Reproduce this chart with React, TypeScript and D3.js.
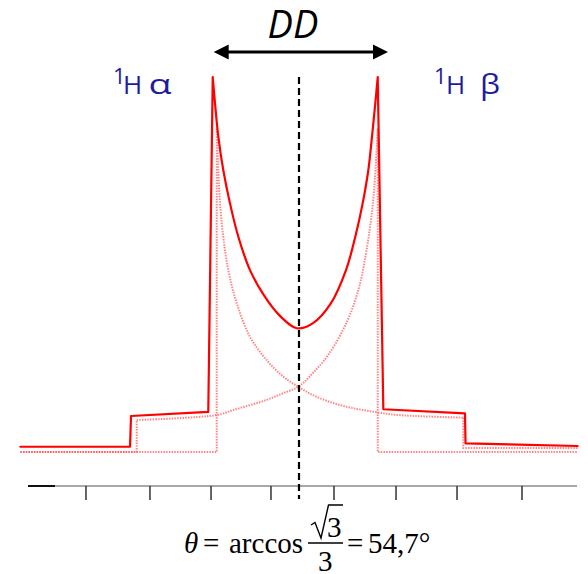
import React from 'react';
import * as d3 from 'd3';

const W = 588;
const H = 574;

// ν in units of D/2 (0 = magic-angle position), intensity normalised to the horn of the sum
const sumLeft: [number, number][] = [
  [-3.44, 0.014], [-2.086, 0.014], [-2.074, 0.096], [-1.12, 0.107], [-1.065, 1.0],
];
const sumMid: [number, number][] = [
  [-1.065, 1.0], [-1.037, 0.93], [-0.996, 0.841], [-0.935, 0.752], [-0.852, 0.663],
  [-0.749, 0.574], [-0.605, 0.485], [-0.43, 0.417], [-0.235, 0.363], [-0.028, 0.33],
  [0.169, 0.343], [0.395, 0.397], [0.58, 0.485], [0.695, 0.574], [0.786, 0.663],
  [0.856, 0.752], [0.901, 0.841], [0.942, 0.93], [0.972, 1.0],
];
const sumRight: [number, number][] = [
  [0.972, 1.0], [1.041, 0.114], [2.049, 0.103], [2.056, 0.023], [3.44, 0.016],
];

// component α (horn at low ν)
const alphaLeft: [number, number][] = [[-3.44, 0], [-1.016, 0], [-1.016, 0.863]];
const alphaMid: [number, number][] = [
  [-1.016, 0.863], [-0.996, 0.752], [-0.975, 0.663], [-0.935, 0.574], [-0.873, 0.485],
  [-0.769, 0.397], [-0.605, 0.307], [-0.399, 0.245], [-0.194, 0.201], [-0.009, 0.174],
  [0.169, 0.152], [0.374, 0.134], [0.58, 0.121], [0.786, 0.112], [0.991, 0.105],
  [1.198, 0.099], [2.028, 0.0915],
];
const alphaRight: [number, number][] = [[2.028, 0.0915], [2.028, 0.0107], [3.44, 0.0107]];

// component β (horn at high ν)
const betaLeft: [number, number][] = [[-3.44, 0], [-2.004, 0], [-2.004, 0.0853]];
const betaMid: [number, number][] = [
  [-2.004, 0.0853], [-1.016, 0.0987], [-0.811, 0.112], [-0.399, 0.139], [-0.194, 0.157],
  [-0.009, 0.174], [0.169, 0.21], [0.374, 0.263], [0.601, 0.352], [0.744, 0.441],
  [0.827, 0.53], [0.889, 0.619], [0.93, 0.707], [0.972, 0.863],
];
const betaRight: [number, number][] = [[0.972, 0.863], [0.972, 0], [3.44, 0]];

const tickValues = [-2.63, -1.84, -1.086, -0.346, 0.432, 1.198, 1.951, 2.753];
const arrowSpan: [number, number] = [-1.053, 1.099];

const x = d3.scaleLinear().domain([-3.5, 3.5]).range([15.5, 582.5]);
const y = d3.scaleLinear().domain([0, 1]).range([452, 77]);

const lin = d3.line<[number, number]>().x(d => x(d[0])).y(d => y(d[1]));
const smooth = d3
  .line<[number, number]>()
  .x(d => x(d[0]))
  .y(d => y(d[1]))
  .curve(d3.curveCatmullRom.alpha(0.5));

const pathOf = (a: [number, number][], m: [number, number][], b: [number, number][]) =>
  (lin(a) || '') + (smooth(m) || '') + (lin(b) || '');

const blue = '#1c1c9e';

export default function App() {
  const axisY = 486;
  const arrowY = 52;
  const ax0 = x(arrowSpan[0]);
  const ax1 = x(arrowSpan[1]);
  const headL = 15;
  const headH = 7.5;
  return (
    <svg
      width={W}
      height={H}
      viewBox={`0 0 ${W} ${H}`}
      style={{ position: 'absolute', left: 0, top: 0, background: '#fff' }}
    >
      {/* axis */}
      <line x1={x(-3.012)} x2={x(3.432)} y1={axisY} y2={axisY} stroke="#a8a8a8" strokeWidth={2} />
      <line x1={x(-3.346)} x2={x(-3.012)} y1={axisY} y2={axisY} stroke="#111" strokeWidth={2} />
      {tickValues.map((t, i) => (
        <line key={i} x1={x(t)} x2={x(t)} y1={axisY} y2={axisY + 14} stroke="#333" strokeWidth={1.5} />
      ))}

      {/* components */}
      <path
        d={pathOf(alphaLeft, alphaMid, alphaRight)}
        fill="none"
        stroke="#ff5050"
        strokeOpacity={0.7}
        strokeWidth={2}
        strokeDasharray="1.5 1.2"
      />
      <path
        d={pathOf(betaLeft, betaMid, betaRight)}
        fill="none"
        stroke="#ff5050"
        strokeOpacity={0.7}
        strokeWidth={2}
        strokeDasharray="1.5 1.2"
      />

      {/* sum */}
      <path
        d={pathOf(sumLeft, sumMid, sumRight)}
        fill="none"
        stroke="#ff0000"
        strokeWidth={2.2}
        strokeLinejoin="round"
        strokeLinecap="round"
      />

      {/* magic angle line */}
      <line
        x1={x(0)}
        x2={x(0)}
        y1={y(1)}
        y2={y(-0.125)}
        stroke="#000"
        strokeWidth={2.2}
        strokeDasharray="7 4"
      />

      {/* DD arrow */}
      <line x1={ax0 + headL - 1} x2={ax1 - headL + 1} y1={arrowY} y2={arrowY} stroke="#000" strokeWidth={3} />
      <polygon
        points={`${ax0},${arrowY} ${ax0 + headL},${arrowY - headH} ${ax0 + headL},${arrowY + headH}`}
        fill="#000"
      />
      <polygon
        points={`${ax1},${arrowY} ${ax1 - headL},${arrowY - headH} ${ax1 - headL},${arrowY + headH}`}
        fill="#000"
      />
      <text
        x={293}
        y={38}
        textAnchor="middle"
        fontFamily="'Open Sans', sans-serif"
        fontStyle="italic"
        fontSize={38}
        fill="#000"
      >
        DD
      </text>

      {/* labels */}
      <g fontFamily="'Open Sans', sans-serif" fill={blue}>
        <text y={93.5}>
          <tspan x={113} dy={-9.5} fontSize={22}>1</tspan>
          <tspan x={123} dy={9.5} fontSize={26}>H</tspan>
          <tspan x={148.5} fontSize={27} textLength={23} lengthAdjust="spacingAndGlyphs">α</tspan>
        </text>
        <text y={93.5}>
          <tspan x={434} dy={-9.5} fontSize={22}>1</tspan>
          <tspan x={446} dy={9.5} fontSize={26}>H</tspan>
          <tspan x={480} fontSize={27} textLength={20} lengthAdjust="spacingAndGlyphs">β</tspan>
        </text>
      </g>

      {/* formula */}
      <g fontFamily="'Liberation Serif', 'Times New Roman', serif" fontSize={29} fill="#000">
        <text x={184} y={553} fontStyle="italic">θ</text>
        <text x={203} y={553}>=</text>
        <text x={229} y={553}>arccos</text>
        <path
          d="M311,525 L315,522.5 L321,538 L328.5,505 L343,505"
          fill="none"
          stroke="#000"
          strokeWidth={1.4}
          strokeLinejoin="miter"
        />
        <text x={327} y={537}>3</text>
        <line x1={308} x2={343} y1={543} y2={543} stroke="#000" strokeWidth={1.4} />
        <text x={318} y={571}>3</text>
        <text x={347} y={553}>=</text>
        <text x={368} y={553}>54,7°</text>
      </g>
    </svg>
  );
}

________________________________________

- _Exercise prompt_
Output all of the data exactly as it stands, minus any images.

- _The response_
Reproduce this chart with React, TypeScript and D3.js.
import React from 'react';
import * as d3 from 'd3';

const W = 588;
const H = 574;

// ν in units of D/2 (0 = magic-angle position), intensity normalised to the horn of the sum
const sumLeft: [number, number][] = [
  [-3.44, 0.014], [-2.086, 0.014], [-2.074, 0.096], [-1.12, 0.107], [-1.065, 1.0],
];
const sumMid: [number, number][] = [
  [-1.065, 1.0], [-1.037, 0.93], [-0.996, 0.841], [-0.935, 0.752], [-0.852, 0.663],
  [-0.749, 0.574], [-0.605, 0.485], [-0.43, 0.417], [-0.235, 0.363], [-0.028, 0.33],
  [0.169, 0.343], [0.395, 0.397], [0.58, 0.485], [0.695, 0.574], [0.786, 0.663],
  [0.856, 0.752], [0.901, 0.841], [0.942, 0.93], [0.972, 1.0],
];
const sumRight: [number, number][] = [
  [0.972, 1.0], [1.041, 0.114], [2.049, 0.103], [2.056, 0.023], [3.44, 0.016],
];

// component α (horn at low ν)
const alphaLeft: [number, number][] = [[-3.44, 0], [-1.016, 0], [-1.016, 0.863]];
const alphaMid: [number, number][] = [
  [-1.016, 0.863], [-0.996, 0.752], [-0.975, 0.663], [-0.935, 0.574], [-0.873, 0.485],
  [-0.769, 0.397], [-0.605, 0.307], [-0.399, 0.245], [-0.194, 0.201], [-0.009, 0.174],
  [0.169, 0.152], [0.374, 0.134], [0.58, 0.121], [0.786, 0.112], [0.991, 0.105],
  [1.198, 0.099], [2.028, 0.0915],
];
const alphaRight: [number, number][] = [[2.028, 0.0915], [2.028, 0.0107], [3.44, 0.0107]];

// component β (horn at high ν)
const betaLeft: [number, number][] = [[-3.44, 0], [-2.004, 0], [-2.004, 0.0853]];
const betaMid: [number, number][] = [
  [-2.004, 0.0853], [-1.016, 0.0987], [-0.811, 0.112], [-0.399, 0.139], [-0.194, 0.157],
  [-0.009, 0.174], [0.169, 0.21], [0.374, 0.263], [0.601, 0.352], [0.744, 0.441],
  [0.827, 0.53], [0.889, 0.619], [0.93, 0.707], [0.972, 0.863],
];
const betaRight: [number, number][] = [[0.972, 0.863], [0.972, 0], [3.44, 0]];

const tickValues = [-2.63, -1.84, -1.086, -0.346, 0.432, 1.198, 1.951, 2.753];
const arrowSpan: [number, number] = [-1.053, 1.099];

const x = d3.scaleLinear().domain([-3.5, 3.5]).range([15.5, 582.5]);
const y = d3.scaleLinear().domain([0, 1]).range([452, 77]);

const lin = d3.line<[number, number]>().x(d => x(d[0])).y(d => y(d[1]));
const smooth = d3
  .line<[number, number]>()
  .x(d => x(d[0]))
  .y(d => y(d[1]))
  .curve(d3.curveCatmullRom.alpha(0.5));

const pathOf = (a: [number, number][], m: [number, number][], b: [number, number][]) =>
  (lin(a) || '') + (smooth(m) || '') + (lin(b) || '');

const blue = '#1c1c9e';

export default function App() {
  const axisY = 486;
  const arrowY = 52;
  const ax0 = x(arrowSpan[0]);
  const ax1 = x(arrowSpan[1]);
  const headL = 15;
  const headH = 7.5;
  return (
    <svg
      width={W}
      height={H}
      viewBox={`0 0 ${W} ${H}`}
      style={{ position: 'absolute', left: 0, top: 0, background: '#fff' }}
    >
      {/* axis */}
      <line x1={x(-3.012)} x2={x(3.432)} y1={axisY} y2={axisY} stroke="#a8a8a8" strokeWidth={2} />
      <line x1={x(-3.346)} x2={x(-3.012)} y1={axisY} y2={axisY} stroke="#111" strokeWidth={2} />
      {tickValues.map((t, i) => (
        <line key={i} x1={x(t)} x2={x(t)} y1={axisY} y2={axisY + 14} stroke="#333" strokeWidth={1.5} />
      ))}

      {/* components */}
      <path
        d={pathOf(alphaLeft, alphaMid, alphaRight)}
        fill="none"
        stroke="#ff5050"
        strokeOpacity={0.7}
        strokeWidth={2}
        strokeDasharray="1.5 1.2"
      />
      <path
        d={pathOf(betaLeft, betaMid, betaRight)}
        fill="none"
        stroke="#ff5050"
        strokeOpacity={0.7}
        strokeWidth={2}
        strokeDasharray="1.5 1.2"
      />

      {/* sum */}
      <path
        d={pathOf(sumLeft, sumMid, sumRight)}
        fill="none"
        stroke="#ff0000"
        strokeWidth={2.2}
        strokeLinejoin="round"
        strokeLinecap="round"
      />

      {/* magic angle line */}
      <line
        x1={x(0)}
        x2={x(0)}
        y1={y(1)}
        y2={y(-0.125)}
        stroke="#000"
        strokeWidth={2.2}
        strokeDasharray="7 4"
      />

      {/* DD arrow */}
      <line x1={ax0 + headL - 1} x2={ax1 - headL + 1} y1={arrowY} y2={arrowY} stroke="#000" strokeWidth={3} />
      <polygon
        points={`${ax0},${arrowY} ${ax0 + headL},${arrowY - headH} ${ax0 + headL},${arrowY + headH}`}
        fill="#000"
      />
      <polygon
        points={`${ax1},${arrowY} ${ax1 - headL},${arrowY - headH} ${ax1 - headL},${arrowY + headH}`}
        fill="#000"
      />
      <text
        x={293}
        y={38}
        textAnchor="middle"
        fontFamily="'Open Sans', sans-serif"
        fontStyle="italic"
        fontSize={38}
        fill="#000"
      >
        DD
      </text>

      {/* labels */}
      <g fontFamily="'Open Sans', sans-serif" fill={blue}>
        <text y={93.5}>
          <tspan x={113} dy={-9.5} fontSize={22}>1</tspan>
          <tspan x={123} dy={9.5} fontSize={26}>H</tspan>
          <tspan x={148.5} fontSize={27} textLength={23} lengthAdjust="spacingAndGlyphs">α</tspan>
        </text>
        <text y={93.5}>
          <tspan x={434} dy={-9.5} fontSize={22}>1</tspan>
          <tspan x={446} dy={9.5} fontSize={26}>H</tspan>
          <tspan x={480} fontSize={27} textLength={20} lengthAdjust="spacingAndGlyphs">β</tspan>
        </text>
      </g>

      {/* formula */}
      <g fontFamily="'Liberation Serif', 'Times New Roman', serif" fontSize={29} fill="#000">
        <text x={184} y={553} fontStyle="italic">θ</text>
        <text x={203} y={553}>=</text>
        <text x={229} y={553}>arccos</text>
        <path
          d="M311,525 L315,522.5 L321,538 L328.5,505 L343,505"
          fill="none"
          stroke="#000"
          strokeWidth={1.4}
          strokeLinejoin="miter"
        />
        <text x={327} y={537}>3</text>
        <line x1={308} x2={343} y1={543} y2={543} stroke="#000" strokeWidth={1.4} />
        <text x={318} y={571}>3</text>
        <text x={347} y={553}>=</text>
        <text x={368} y={553}>54,7°</text>
      </g>
    </svg>
  );
}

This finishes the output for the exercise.